Okay, if Ryan can do this so can I.....Talk about old loves that is.
What a freaking weird year. I seem to be tracking down a very random variety of people, but I can't help myself! It's like I am soup, and God is stirring the pot that is me, and all of the stuff that was on the bottom is now on the top...or something like that. So, all these old things that I haven't thought about in awhile, that were part of an old life I had, all of these things are starting to resurface, and I am faced with the fact that there are things in there I have never truly let go of.
At least, from the present state of my heart that must be the case.
I am somewhat afraid to post this, but such is life. I am going to do it anyway.
Once there was a guy named Jason, and he was my friend. This was a very long time ago. Jason was the last boy I kissed...a million years ago. I just don't go around kissing people you know, and I really haven't had a "boyfriend" since Jason. Although, technically, Jason was not my boyfriend either, but....let's just call it close enough.
We were really good friends, and I loved him. As much, or maybe more, than I have ever loved anyone. Because, well, I was comfortable with him...completely, and I felt safe with him, and he looked out for me, and because more than anything, we were fun together. There was a lof of joking, and laughing, and joy. Of course, regardless of those things, sometimes you just love somebody and there is no ryhme or reason at all.
Jason had his issues.

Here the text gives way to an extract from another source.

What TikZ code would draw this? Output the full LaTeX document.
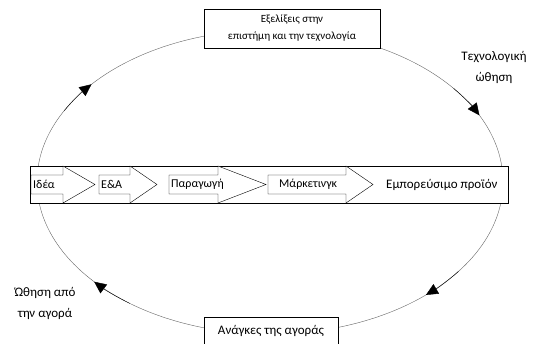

He did things I did not approve of, and some of those things put his life in danger. I cried a lot of tears over Jason. At this time in my life I was really starting to have a deep relationship with God, and we had more than a few conversations about my friend.
There used to be four of us, that did everything together. We worked together, we went to concerts together, we drove around all night together, just because that is what we did. We went to Daniels and played Mortal Kombat at 4 in the morning...which, let me tell you, is the *only* video game in the world I have ever kicked a guy's ass at. I was always that girl who could grab you with her hair and slam you down on the floor!!! Remember that?? Totally old school! Jason and Daniel could never get out of it. I would just keep slamming their guy down on the ground over and over!!!! lol!!! I could never win as anyone else though, only her. I am not so good with the vids usually.
One time Daniel said that Jason and I were soul mates, and that whatever happened, in the end, we would find each other wherever we were. Obviously that isn't true, but it sounded nice at the time.
I would have married Jason. Truly. If he would have said the word. I would have done a lot of things that he actually kept me from doing. Whatever he was with anyone else, he always had integrity with me.
Sooo...yeah. I think about him off and on, but not with any great regret or anything. That all happened a long time ago.
They all moved to Texas and I stayed behind. I was getting really involved with the church at the time and I felt like God said.."No, I have something better for you."
So right before Christmas I had a dream about Jason and I haven't been able to stop thinking about him since. I think this is just one of those things that was buried in the closet of my heart.
I never really greived the loss of my friends. I was too busy. There was too much going on, for too long. One day I just realized that time had marched on without them, and that was ok.
Apparently my heart feels differently.
I think Jason is married and lives in Florida. When I heard he was engaged I wanted very badly to send them a gift, but had no contact information. So I called his dad a few days ago. Hopefully I can still send them a little something. We were friends, after all, more than anything, and it just seems like the thing to do. I am glad if he is well.
It's just taking me some time to sort through the heart wrenching memories. I have grown a little tired of heart wrenching, but what can you do? So I am trying to go with this house cleaning thing, or whatever God is doing, and look my past square in the face so that I can move on from it.